The Mandela Spirit and challenges of Familyhood in Africa (1)

As October 1 draws near

MIND AND BODY with Rev. Fr. Vincent E. Arisukwu

I have settled down to read and reflect on the multiplicity of eulogies, sermons and encomiums that have been pouring out in honour of the greatest African or if I may say, world hero of our time, the late Nelson Rolihlahla Madiba Dalibhunga Mandela since the announcement of his death by President Jacob Zuma of South Africa on Thursday, December 5. There is nothing else that could be said of a legend that has not been said or written  deservedly about Mandela. And like Funke Egbemode wrote in her column of Sunday Sun, titled, “Madiba’s living lessons”, “I have … seen the death of world leaders reported but none like this”.

Nelson Mandela actually wrote his name on the granite of history not only as South African leader, not only as African leader but as first class world leader. Come to think of it; between 1952 when Mandela led the ANC to launch her non violent Campaign for the defiance of Unjust Laws and 1994 when he was inaugurated as the first post apartheid president of South Africa, he virtually affected positively all human life in South Africa. What actually gave Mandela prominence is not his financial or material wealth. What gave him global recognition is not his political ingenuity or administrative sagacity. It was not his smartness. Rather it was his struggle for the defence of human dignity, his appreciation and pursuit of justice, development and peace which are the fundamental human rights for all irrespective of colour, race and gender. Mandela marched his words with actions. Hear him at the 90th birthday of one of his fellow activists, Walter Sisulu on May 18, 2002, “What counts in life is not the mere fact that we have lived. It is what difference we have made to the lives of others that determines the significance of the life we lead”.  And tracing his history in the South African struggle until his passing on now, we notice a strong testimony of his statement in 1999 when he echoed, “On my last day I want to know that those who remain behind will say: ‘The man who lies here has done his duty for his country and his people”.

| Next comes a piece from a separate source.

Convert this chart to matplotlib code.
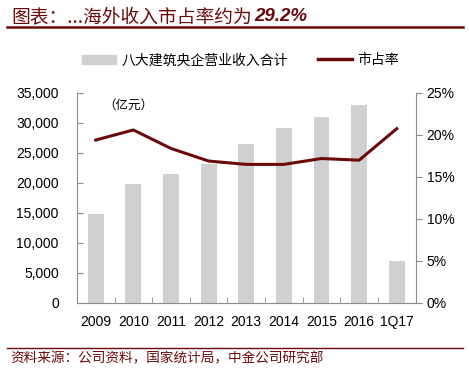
import numpy as np
import matplotlib.pyplot as plt
from matplotlib.lines import Line2D

plt.rcParams['font.family'] = ['Liberation Sans', 'Noto Sans CJK SC', 'DejaVu Sans']

# 数据
years = ['2009', '2010', '2011', '2012', '2013', '2014', '2015', '2016', '1Q17']
revenue = [14900, 19800, 21500, 23100, 26550, 29100, 31050, 33050, 7050]
share = [19.4, 20.6, 18.4, 16.9, 16.5, 16.5, 17.2, 17.0, 20.75]

bar_color = '#D0D0D0'
line_color = '#6B0A0A'
spine_color = '#8C8C8C'
cjk = ['Noto Sans CJK SC', 'DejaVu Sans']

fig = plt.figure(figsize=(4.69, 3.72), dpi=100)
ax = fig.add_axes([0.164, 0.1855, 0.722, 0.5645])
x = np.arange(len(years))

ax.bar(x, revenue, width=0.42, color=bar_color, zorder=1)
ax.set_xlim(-0.5, len(years) - 0.5)
ax.set_ylim(0, 35000)
ax.set_yticks(np.arange(0, 35001, 5000))
ax.set_yticklabels([f'{v:,}' for v in range(0, 35001, 5000)], fontsize=10)
ax.set_xticks(x)
ax.set_xticklabels(years, fontsize=10)
ax.set_xticks(np.arange(0.5, len(years) - 0.5, 1), minor=True)
ax.tick_params(axis='x', which='major', length=0, pad=9)
ax.tick_params(axis='x', which='minor', direction='in', length=4, color=spine_color)
ax.tick_params(axis='y', direction='in', length=4, color=spine_color, pad=13)

ax2 = ax.twinx()
ax2.plot(x, share, color=line_color, linewidth=2.2, zorder=3)
ax2.set_ylim(0, 25)
ax2.set_yticks(np.arange(0, 26, 5))
ax2.set_yticklabels([f'{v}%' for v in range(0, 26, 5)], fontsize=10)
ax2.tick_params(axis='y', direction='out', length=4, color=spine_color, pad=4)

for a in (ax, ax2):
    a.spines['top'].set_visible(False)
    for s in ('left', 'right', 'bottom'):
        a.spines[s].set_color(spine_color)
ax.spines['right'].set_visible(False)
ax2.spines['left'].set_visible(False)
ax2.spines['bottom'].set_visible(False)

ax.text(0.078, 0.972, '（亿元）', transform=ax.transAxes, fontsize=9,
        family=cjk, style='italic', va='top', ha='left')

# 图例
handles = [plt.Rectangle((0, 0), 1, 1, color=bar_color),
           Line2D([0], [0], color=line_color, linewidth=2.5)]
fig.legend(handles, ['八大建筑央企营业收入合计', '市占率'],
           loc='center', bbox_to_anchor=(0.513, 0.838), ncol=2, frameon=False,
           prop={'family': cjk, 'size': 10}, handlelength=2.4,
           columnspacing=2.2, handletextpad=0.4)

# 标题：中文常规，数字加粗
t1 = fig.text(0.024, 0.955, '图表：...海外收入市占率约为', fontsize=13.5,
              family=cjk, style='italic', weight='medium', color=line_color,
              va='center')
fig.canvas.draw()
bb = t1.get_window_extent()
x_end = bb.x1 / fig.bbox.width
fig.text(x_end + 0.004, 0.955, '29.2%', fontsize=13.5, style='italic',
         weight='bold', color=line_color, va='center',
         family=['Liberation Sans', 'DejaVu Sans'])

fig.add_artist(Line2D([0.015, 0.987], [0.928, 0.928], color=line_color, linewidth=1.8))
fig.add_artist(Line2D([0.015, 0.987], [0.064, 0.064], color=line_color, linewidth=1))
fig.text(0.022, 0.037, '资料来源：公司资料，国家统计局，中金公司研究部', fontsize=9.8,
         family=cjk, style='italic', color=line_color, va='center')

fig.savefig('out.png', dpi=100)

Mandela really did his duty for his country and his people. He played his card well and will never be forgotten by posterity. So it is no longer about Nelson Mandela as every other thing about him belongs to the realm of history and “ism”. He will surely be read on the pages of books and newspapers. He will be studied in African anthropology, African philosophy and African theology. He will be seen as a quintessence of African humanism. Everything about him will now enter the realm of “MANDELAISM”. It is no longer “him”. It is now “us”. So what is important now is not necessarily to continue to sing the Mandela song but to nuance into the pedagogies of his life and like the biblical Elisha, say, “Give Africa someone with a double share of the spirit of Mandela”.

Having also looked at Mandela’s struggle, taking cognizance of the entire gamut of the road that culminated in his victory, I decided not to talk about living African leaders and politicians as much has been said of them. I hesitate to discuss politicians also since it will be an insult to the spirit of Mandela to associate him with our modern day politics. I rather feel the need to draw the attention of couples and leaders in the various homes to the spirit of Mandela that eventually made him today’s celebrated hero, a victor despite all socio-political and economic pressures. Given the contemporary challenges which marriages face in our time, it is pertinent for couples to take a clue from the different components of Madiba’s spirit. These can be a tonic towards conquering the challenges of modern day marriages.  Hence we look at:


Mandela’s commitment: Mandela’s commitment to the course of liberating the black race in South Africa was unequalled. He had to go through crucibles to actualize his noble intentions but remained undaunted. When the Mandela led ANC was outlawed in 1960 following the Sharpeville massacre, he went underground to form a new military wing of the organization. On his return from his European and African tour what awaited him was imprisonment. Mandela was initially charged with illegal exit from the country and incitement to strike and sentenced to five years imprisonment. Two years later he was convicted of treason and sentenced to life imprisonment. All these tortures never deterred the Madiba spirit in him. Mandela was committed to the challenges of his anti apartheid struggle. His is a lesson for couples regarding the various challenges that confront family life. Madiba’s spirit of commitment tells married couples that the road to greatness is never an easy one. When hardships, failures, setbacks, etc, try to imprison the marital bliss, Madiba’s spirit says, carry on and be committed to the course of fidelity and love. Commitment pays off a great deal with a long term marital profit.